(Prompt) With pictures left out, retype the lines from the start of the records through the one that contains "pw, ph = W - L - R, H - T - B".

[Rows from a dataset]

********

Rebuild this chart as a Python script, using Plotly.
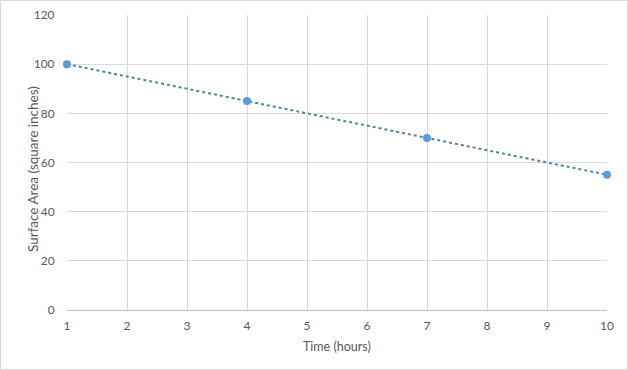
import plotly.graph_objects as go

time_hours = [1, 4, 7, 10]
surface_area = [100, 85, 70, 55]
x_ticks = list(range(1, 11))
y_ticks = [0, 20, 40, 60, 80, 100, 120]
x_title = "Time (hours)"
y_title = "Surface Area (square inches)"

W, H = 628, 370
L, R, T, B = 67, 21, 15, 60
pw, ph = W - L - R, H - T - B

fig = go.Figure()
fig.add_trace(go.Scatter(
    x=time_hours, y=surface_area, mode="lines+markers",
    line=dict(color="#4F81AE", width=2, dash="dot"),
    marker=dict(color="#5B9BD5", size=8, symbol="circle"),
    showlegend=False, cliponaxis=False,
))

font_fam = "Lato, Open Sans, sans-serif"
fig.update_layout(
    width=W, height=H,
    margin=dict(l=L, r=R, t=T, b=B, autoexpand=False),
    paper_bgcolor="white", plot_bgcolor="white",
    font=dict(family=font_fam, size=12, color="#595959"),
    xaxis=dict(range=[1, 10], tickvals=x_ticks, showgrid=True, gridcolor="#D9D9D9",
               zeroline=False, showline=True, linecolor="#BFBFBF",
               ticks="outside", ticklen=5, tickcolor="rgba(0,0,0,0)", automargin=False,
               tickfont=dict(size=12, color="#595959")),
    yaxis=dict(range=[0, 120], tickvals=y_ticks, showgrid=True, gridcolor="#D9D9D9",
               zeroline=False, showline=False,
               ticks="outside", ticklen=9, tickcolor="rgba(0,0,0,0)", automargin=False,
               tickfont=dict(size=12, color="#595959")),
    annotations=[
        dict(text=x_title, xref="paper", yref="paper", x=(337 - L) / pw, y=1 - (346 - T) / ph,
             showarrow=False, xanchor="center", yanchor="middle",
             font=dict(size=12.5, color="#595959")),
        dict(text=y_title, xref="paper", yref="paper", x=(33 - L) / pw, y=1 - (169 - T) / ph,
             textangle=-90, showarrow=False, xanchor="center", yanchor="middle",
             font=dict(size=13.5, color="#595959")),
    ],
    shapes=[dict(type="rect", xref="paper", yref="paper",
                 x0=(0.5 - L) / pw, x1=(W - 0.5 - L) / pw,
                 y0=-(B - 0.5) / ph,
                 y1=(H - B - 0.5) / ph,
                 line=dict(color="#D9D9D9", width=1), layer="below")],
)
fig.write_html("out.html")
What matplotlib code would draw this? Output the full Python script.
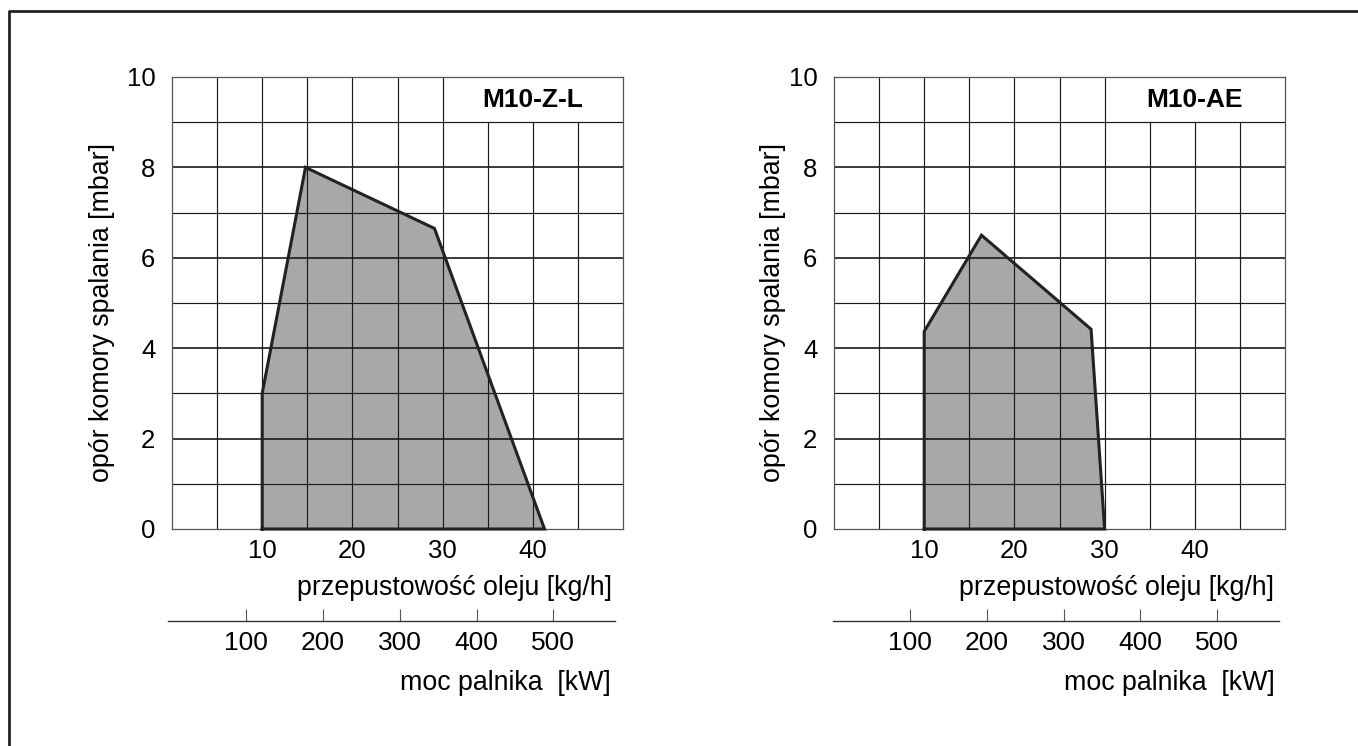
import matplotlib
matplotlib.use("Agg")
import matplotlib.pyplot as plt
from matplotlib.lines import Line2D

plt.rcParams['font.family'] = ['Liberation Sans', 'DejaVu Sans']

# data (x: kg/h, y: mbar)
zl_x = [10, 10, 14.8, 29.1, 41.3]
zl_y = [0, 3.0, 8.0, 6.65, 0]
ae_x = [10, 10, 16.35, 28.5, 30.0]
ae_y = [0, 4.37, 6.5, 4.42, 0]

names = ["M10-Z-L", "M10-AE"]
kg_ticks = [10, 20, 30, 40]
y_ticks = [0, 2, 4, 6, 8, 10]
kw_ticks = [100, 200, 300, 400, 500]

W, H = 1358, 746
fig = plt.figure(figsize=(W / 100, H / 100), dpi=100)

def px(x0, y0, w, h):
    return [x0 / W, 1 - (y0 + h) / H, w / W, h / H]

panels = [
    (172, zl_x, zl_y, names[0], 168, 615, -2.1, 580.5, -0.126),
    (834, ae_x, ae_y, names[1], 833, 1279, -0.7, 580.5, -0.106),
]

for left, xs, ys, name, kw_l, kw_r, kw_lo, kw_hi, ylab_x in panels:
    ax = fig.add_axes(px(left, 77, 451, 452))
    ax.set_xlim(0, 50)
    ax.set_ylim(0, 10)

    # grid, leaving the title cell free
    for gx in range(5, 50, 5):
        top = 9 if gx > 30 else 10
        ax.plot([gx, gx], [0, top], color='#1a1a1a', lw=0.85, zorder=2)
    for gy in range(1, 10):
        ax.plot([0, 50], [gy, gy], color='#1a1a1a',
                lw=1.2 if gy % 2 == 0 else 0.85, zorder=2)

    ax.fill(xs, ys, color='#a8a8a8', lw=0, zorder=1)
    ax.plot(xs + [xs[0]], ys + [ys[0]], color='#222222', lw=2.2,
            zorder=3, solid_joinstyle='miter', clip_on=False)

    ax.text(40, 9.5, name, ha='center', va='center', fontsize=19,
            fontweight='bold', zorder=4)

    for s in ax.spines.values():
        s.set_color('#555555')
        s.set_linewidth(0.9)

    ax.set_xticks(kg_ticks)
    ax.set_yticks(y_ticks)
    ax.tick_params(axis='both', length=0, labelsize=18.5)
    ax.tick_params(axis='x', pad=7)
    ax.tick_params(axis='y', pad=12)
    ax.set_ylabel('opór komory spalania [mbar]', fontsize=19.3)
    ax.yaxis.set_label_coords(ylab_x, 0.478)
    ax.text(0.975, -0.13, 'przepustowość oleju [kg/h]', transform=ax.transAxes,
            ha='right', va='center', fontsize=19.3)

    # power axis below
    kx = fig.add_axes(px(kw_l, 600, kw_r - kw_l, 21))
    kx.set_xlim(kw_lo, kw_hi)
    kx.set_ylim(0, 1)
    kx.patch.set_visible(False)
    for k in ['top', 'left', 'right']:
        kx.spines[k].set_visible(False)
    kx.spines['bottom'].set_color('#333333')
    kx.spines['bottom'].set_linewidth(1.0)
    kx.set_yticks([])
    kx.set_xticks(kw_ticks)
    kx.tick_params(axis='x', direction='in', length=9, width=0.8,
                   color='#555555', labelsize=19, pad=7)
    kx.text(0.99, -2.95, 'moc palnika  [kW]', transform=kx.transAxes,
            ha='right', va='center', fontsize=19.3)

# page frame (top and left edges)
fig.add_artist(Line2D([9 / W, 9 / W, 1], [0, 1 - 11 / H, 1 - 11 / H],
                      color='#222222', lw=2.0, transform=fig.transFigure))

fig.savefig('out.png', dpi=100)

********

(Finished task)
Rebuild this chart as a Python script, using Plotly.
import plotly.graph_objects as go

time_hours = [1, 4, 7, 10]
surface_area = [100, 85, 70, 55]
x_ticks = list(range(1, 11))
y_ticks = [0, 20, 40, 60, 80, 100, 120]
x_title = "Time (hours)"
y_title = "Surface Area (square inches)"

W, H = 628, 370
L, R, T, B = 67, 21, 15, 60
pw, ph = W - L - R, H - T - B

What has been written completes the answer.